Discovered anew, “Lotsa Luck” is a pleasant but forgettable sitcom that relies too heavily on benign putdowns to fuel its episodes. Dom DeLuise, in a rare promotion from second banana to main role, stars as Stanley Belmont, the harried manager of the lost and found department for the New York municipal bus company. Most of his adventures, however, center around his home life: the unmarried Stanley lives in Brooklyn with his cantakerous mother (Kathleen Freeman), dumb sister Olive (Beverly Sanders, beneath bottle-cap glasses and huge hair curlers) and her bathrobe-clad slovenly husband Arthur (Wynn Irwin). Much of the humor is rooted in Stanley commenting unkindly about Arthur’s rumpled appearance and refusal to work.

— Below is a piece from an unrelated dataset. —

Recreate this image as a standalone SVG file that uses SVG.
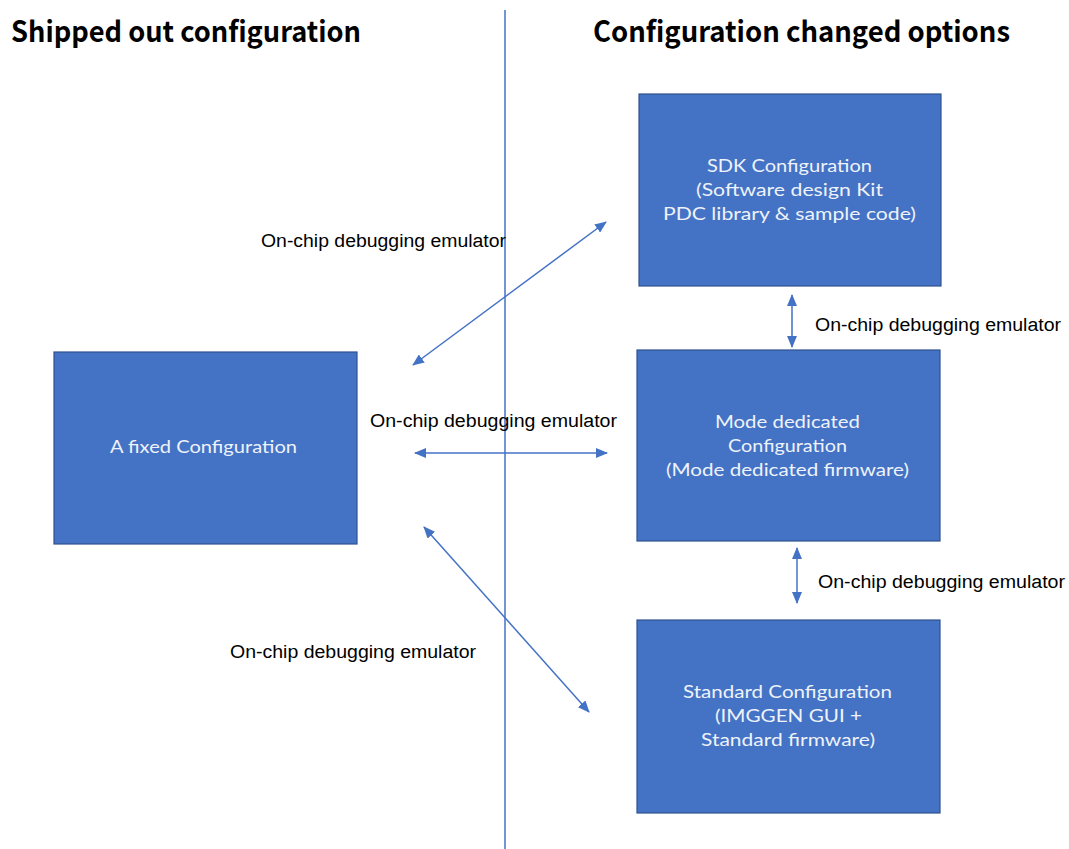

There were two main problems with “Lotsa Luck.” The first was DeLuise, who rarely had the chance to display the inventive and anarchic humor he brought in his supporting work with Dean Martin, Mel Brooks and Burt Reynolds (God bless Captain Chaos!). Except for a few moments where he’s truly allowed to shine in broad comic hijinks (such as the jittery decoy in a drug bust, where he attempts to record criminal activity with a microphone hanging from his hero sandwich), DeLuise’s presence is strangely benign and subdued.
Second, there was plenty of repetition in the 24 episodes. Recycled plots – mysterious behavior (Arthur sneaking out at night, the mother sneaking out at night), Stanley trying to get to first base with pretty girls, Stanley trying to mix work and show business – kept popping up, making the show grow stale quickly.
Still, there was a nice ensemble among the cast regulars, although Wynn Irwin’s Arthur was clearly the first among equals (if only because he was the oblivious butt of the jokes). And if “Lotsa Luck” never produced big belly laughs, at least it never insulted the viewer’s intelligence with demeaning or vulgar humor. Perhaps it could’ve found its footing had it been given a chance at a second season.
In any event, the DVD presentation offers an interesting curio for those who love 70s television. Lotsa luck, indeed!